His family life, certainly, was not exactly uncomplicated. He’d fathered three children with two wives, then endured two expensive divorces. Many of his professional relationships were equally messy, involving disputes with current and former legal and business partners – including a legal bust-up over a coffee business with Grey’s Anatomy actor Patrick Dempsey. In the year after Avenatti tabled a run for the presidency, the rest of his life began to unravel.

Daniels and Avenatti, right talk to the media as she leaves federal court in New York in 2018; for a time, the pair – and especially outspoken Avenatti – were ubiquitous on television (AP)
Daniels and Avenatti, right talk to the media as she leaves federal court in New York in 2018; for a time, the pair – and especially outspoken Avenatti – were ubiquitous on television (AP)

He parted ways with Daniels, who said in court this week that she’d never wanted Avenatti to file a defamation suit against Trump that ended with a dismissal and her owing Trump nearly $293,000 for attorneys’ fees and another $1,000 in sanctions.

“It just seemed really risky, and it didn’t seem like it was something that could be won. It seemed like a bad choice. Not worth it, I guess,” she testified.

He was arrested in 2019 for something wholly unrelated to Daniels and Trump – for, astonishingly, allegedly trying to extort $20m out of Nike. He claimed a client of his could reveal how the company was illegally paying high school basketball players – subsequently approaching Nike “with a list of financial demands in exchange for covering up allegations of misconduct on behalf of the company,” FBI Assistant Director in Charge William F. Sweeney Jr. said in a March 2019 press release.

“The lofty price tag included a $1.5 million payoff for Avenatti’s client and upwards of tens of millions of dollars for the legal services of his firm – services Nike never requested,” he continued. “This is nothing more than a straightforward case of extortion.  In the event anyone needs to be reminded, this type of behavior is illegal and it will not be tolerated – especially when committed by a lawyer who is supposed to use his license to practice law, not to willfully violate it.”
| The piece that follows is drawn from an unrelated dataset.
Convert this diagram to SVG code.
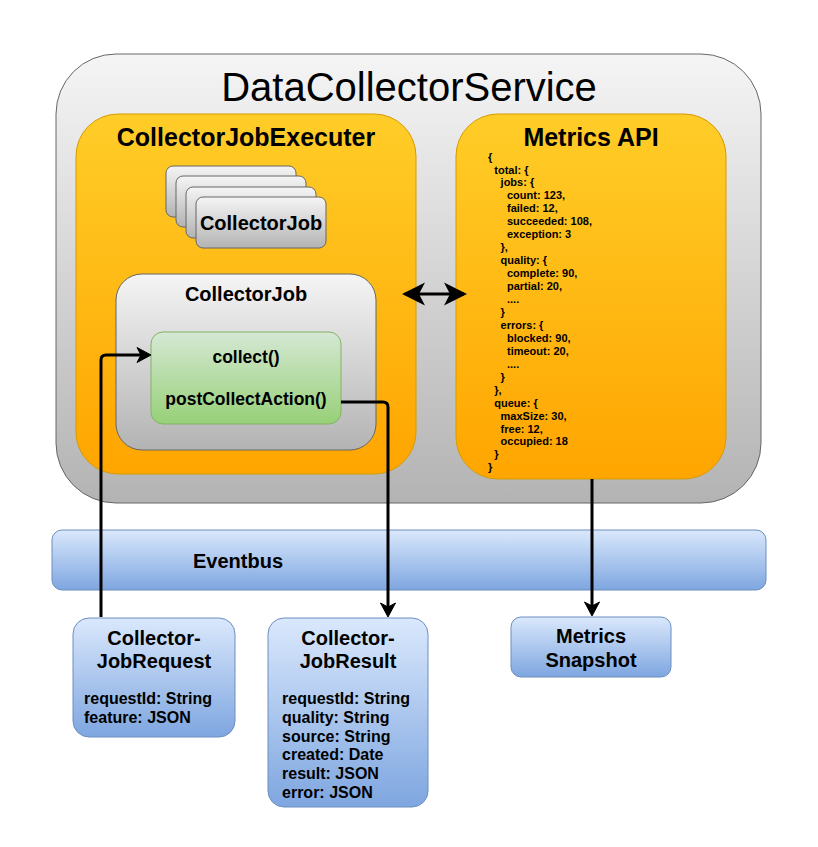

The Nike-related arrest, however, turned out to be only the tip of the iceberg when it came to law violations. The following month, federal prosecutors in California announced 36 charges against Avenatti for fraud, perjury, tax evasion, embezzlement and other financial crimes; the month after that, he pleaded not guilty in New York to charges of wire fraud and identity theft involving Daniels and the proceeds of her book. Then he was hit with a suit by a paralyzed former client who claimed Avenatti stole $4m from a settlement.

The disgraced lawyer, ultimately, was convicted in 2020 in connection with the Nike plot, then sentenced to 2.5 years in prison. His time behind bars was significantly lengthened in 2022, when he was sentenced to 14 years in prison for stealing millions from his clients.

That’s where he remains, with few creature comforts and no access to the internet – though Avenatti, somehow, still manages to fire off some huffy tweets. When contacted this week by The Independent, a spokesman for the Bureau of Prisons confirmed inmates have no access to social media but said “we decline to speculate” on how Avenatti was publishing his views.

Other users, however, were having more than a little fun with his from-behind-bars armchair lawyering.

“You working in the laundry today?” one cheeky X user wrote on Tuesday on the platform.

“Wow, a disgraced lawyer looking for relevancy,” wrote another.

Still others, clearly enjoying Avenatti’s downfall, used the lawyer’s own past behaviour and hashtags against him – with one particular barb tweeted by commentator @NotHoodlum to nearly 200,000 followers.

It was short, it was simple, and it was a brilliant satirical nod to Avenatti’s arrogance that summed up the overarching attitude of the wider American public: “BASTA With you.”